The Congressional Bureaucracy

The Congressional Bureaucracy

Congress has a bureaucracy. 

This Article introduces the concept of the “congressional bureaucracy,” and theorizes what it means for Congress to have an internal workforce of more than 4,000 nonpartisan, highly specialized, and long-serving experts, without which the modern Congress could not function. These experts—not elected Members or their political staffs—write the text of the laws, audit implementation, research policy, estimate bills’ economic effects, decide which committees control legislation and which amendments can be made, edit and rearrange already-enacted (!) legislation into the law as we see it in the U.S. Code, and much more. The congressional bureaucracy furthers internal and external separation of powers, revives theories of Congress as a rational actor, and supplies key insight for statutory interpretation. But Courts, lawyers and legal scholars have almost entirely ignored their existence. 

This project is based on two years of confidential interviews with high-level staffers in Congress’s nine nonpartisan legislative institutions—the Office of the Law Revision Counsel; the Offices of the Legislative Counsels; the Congressional Research Service; the Government Accountability Office; the Parliamentarians; the Congressional Budget Office; the Joint Committee on Taxation; MedPAC and MACPAC—and additional interviews with partisan staff. The project furthers a new line of legislation scholarship about the value to theory and doctrine of understanding how Congress actually works. Courts cannot claim the doctrines of statutory interpretation are democratically linked to Congress, as virtually all judges do, without understanding how it writes legislation. 

Our research reveals that the congressional bureaucracy serves purposes previously unimagined by legal scholarship. Classic bureaucracy literature posits that Congress loses power when it delegates.

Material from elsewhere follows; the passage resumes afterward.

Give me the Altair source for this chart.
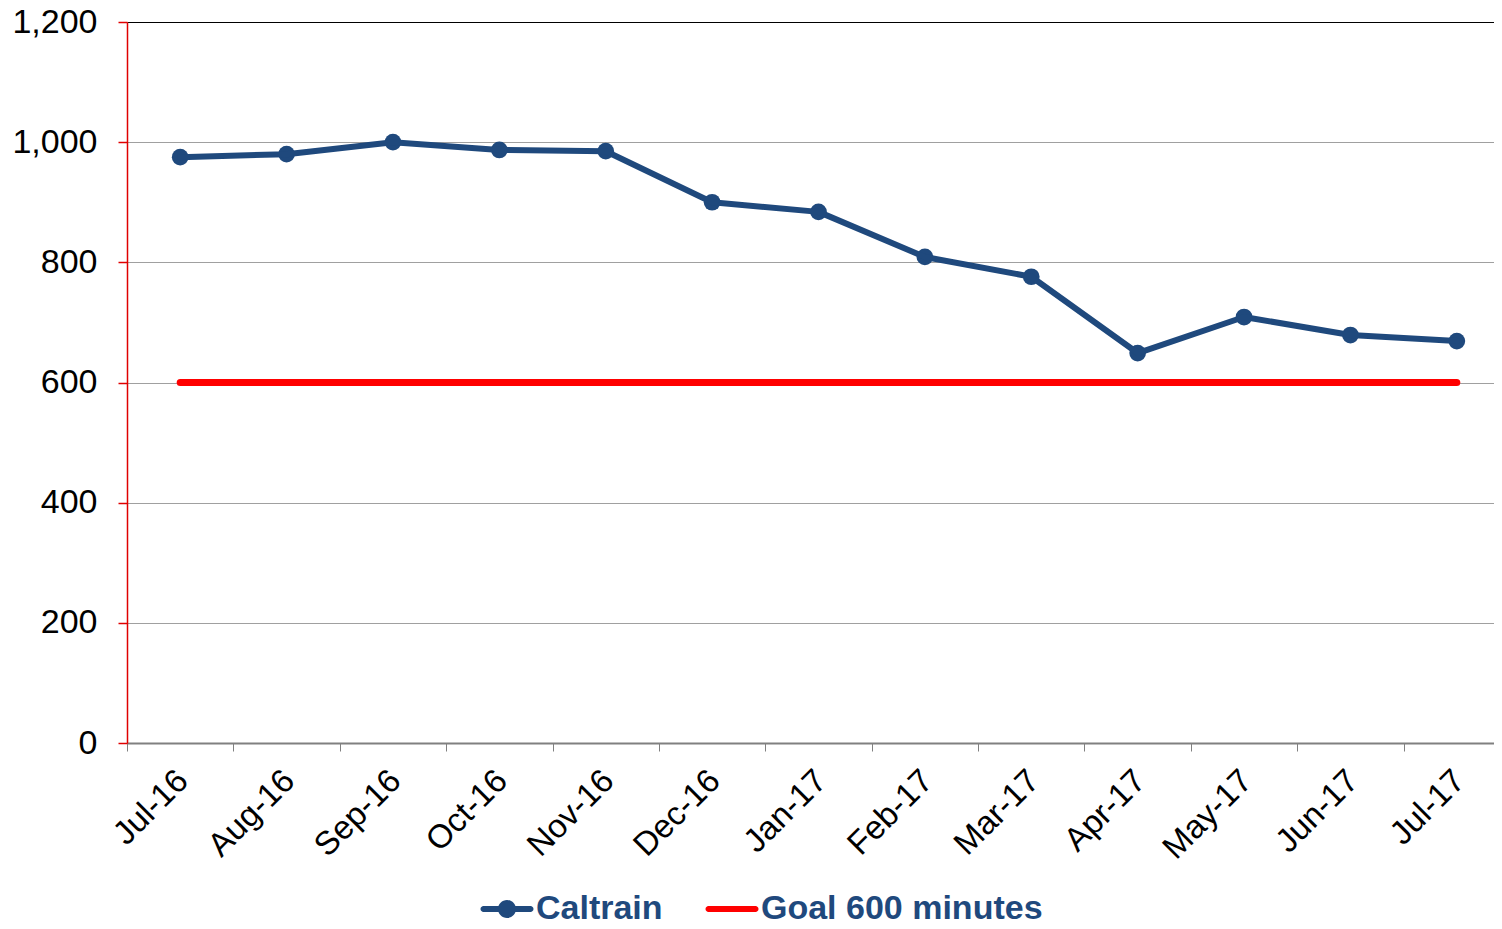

But the congressional bureaucracy was explicitly founded so that Congress could reclaim and safeguard its own powers against an executive branch that was encroaching on the legislative process. The bureaucracy also safeguards Congress’s own internal separation of powers, the salutary decentralization of law-producing responsibilities among a collection of nonpartisan actors, preventing any one aspect of the lawmaking process from coming under undue political or centralized control. 

Understanding the congressional bureaucracy’s work also provocatively deconstructs the concept of a “statutory text.” The words Congress enacts are the result of a highly dialogic process that is triggered by and includes assumptions about critical inputs from the bureaucracy. Members and partisan staff focus on the substance of legislation at the macro level, not the specific words chosen at the micro level—that is the bureaucracy’s job. What we see when we open the statute books often is not even what Congress enacted or how Congress arranged it, because OLRC reorganizes and edits the laws after passage. So conceived, the concept of a “statute” is much more capacious than merely the “text” at the moment of the vote. None of this is illegitimate; Congress has set itself up this way. All of these inputs are part of the “text” as Congress intends it to be understood. 

Together, these institutions paint a picture of a Congress that is not as irrational as the public considers it to be. They also have on-the-ground lessons for statutory interpretation, highlighting critical inputs that courts miss and numerous statutory cues—from code placement to consistency of language to CBO scores—some of which courts dramatically overread, others of which should be attractive even to textualists because they result from formalist, objective, collectively congressional action. The field is now engaged in emerging debates about whether doctrine can absorb this kind of detail about legislative process; understanding the congressional bureaucracy is a critical new piece of this account.